The FTC fines a drug discount app for leaking user information to Facebook and Google

The Federal Trade Commission has fined prescription drug discount app GoodRx $1.5 million for unauthorized sharing of customers’ identifiable health information with third parties like Facebook and Google. This is the first time the agency has taken enforcement action under its Health Breach Notification Rule, which requires personal health record providers to notify customers when their data has been breached. While the rule has applied to companies that manage health records since 2009, FTC commissioners voted to extend it to health apps in 2021.

According to the FTC, the California-based telemedicine service has repeatedly violated the rule by sharing customers’ personal health information, including their medical conditions and the medications they take. Additionally, it shared its information with companies that have third-party advertising platforms like Facebook, Google, and Criteo, despite promising customers it would never do so. According to the FTC, GoodRx also monetized its customers’ information. For example, in 2019, it uploaded the email addresses, phone numbers, and mobile advertising IDs of users who bought certain medications on Facebook in order to target them with health-related ads.

In addition to fining GoodRx $1.5 million, the FTC is also seeking to change the way the company handles user information. In its proposed court order (PDF) against the company, it listed several provisions, including prohibiting the service from sharing user data for advertising purposes.
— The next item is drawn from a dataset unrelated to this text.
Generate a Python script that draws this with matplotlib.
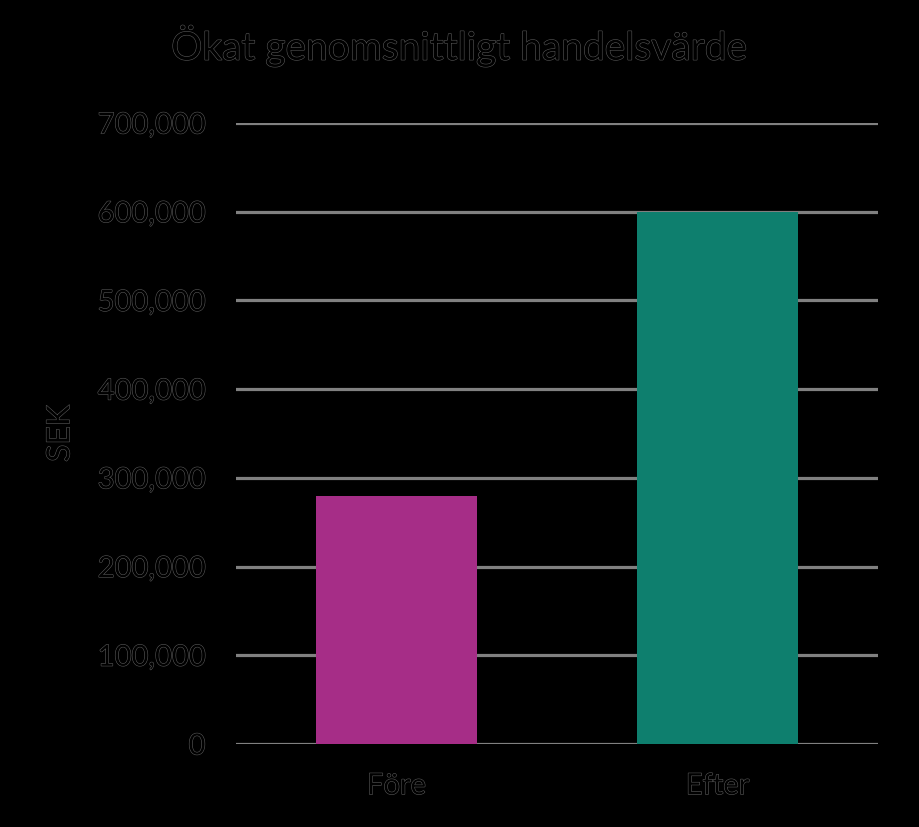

For other purposes, it would like to require GoodRx to first obtain consent from customers before sharing their health information with third parties. The FTC also wants GoodRx to get the third parties with whom it has shared data to delete its customers’ information, and it wants the company to put in place a comprehensive privacy program that protects user information.

Samuel Levine, director of the FTC’s Consumer Protection Bureau, said in a statement:

“Digital health companies and mobile apps should not monetize consumers’ highly sensitive and personally identifiable health information. The FTC announces that it will use all of its legal authority to protect American consumers’ sensitive information from misuse and illegal exploitation.”